VALÈNCIA. A veces le tenemos un apego injustificado a materiales u objetos maltratados por el paso del tiempo. Una estima especial a unos barrotes oxidados que nos recuerdan a los parques de nuestra infancia, una taza preferida para el café de media mañana aunque esté picada y le falte un trozo de la base, el lápiz más usado o esa desgastada y ya descolorida funda del móvil. No es que seamos unos cutres (aunque a veces pueda serlo), y más allá del factor nostálgico los japoneses recurren al término wabi sabi para denominar la devoción por las cosas desgastadas e incluso rotas que denotan el paso del tiempo.
Wabi sabi es la huella, la marca que deja la vida a nuestro alrededor y configura así el aspecto de nuestros objetos cotidianos. Es la visión estética de la belleza de la imperfección, algo muy presente en la sociedad japonesa donde se mezcla y contrasta la modernidad con la vetustos y desgastados elementos naturales.
Arte y filosofía van de la mano en esta corriente nipona que mezcla los antiguos conceptos de naturaleza (wabi) y desgaste (sabi), y puede sintetizarse en que lo más simple, si nos paramos a apreciar su desgaste natural, puede encerrar la mayor belleza. Diversos autores se han aproximado al wabi sabi para trasladárnoslo. Andrew Juniper en su libro El arte de la impermanencia japonés (Ed. Oniro, 2004) afirma que “si un objeto o expresión puede provocar en nosotros una sensación de serena melancolía y anhelo espiritual, entonces dicho objeto puede considerarse wabi sabi”.
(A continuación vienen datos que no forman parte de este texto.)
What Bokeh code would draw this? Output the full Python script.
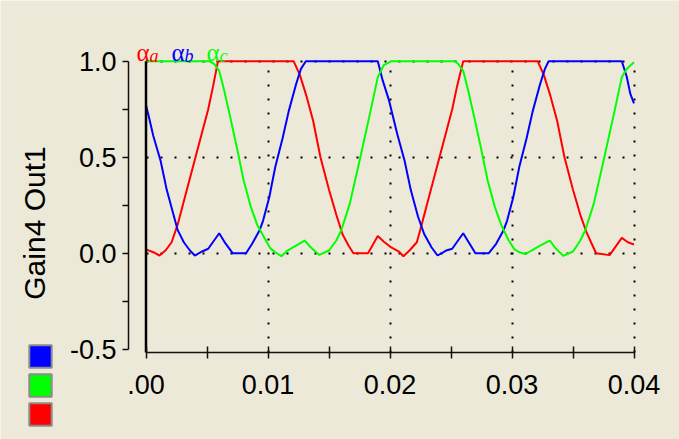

En occidente, sin embargo, y cada vez más, las cosas desgastadas por el uso tienden a acarrear connotaciones negativas. Hoy en día es complicado entender términos emocionales difíciles de trasladar, unos valores no tan compartidos por estos lares y que han llevado a corromper y prostituir la esencia del wabi sabi, forzando y fabricando el desgaste de manera artificial.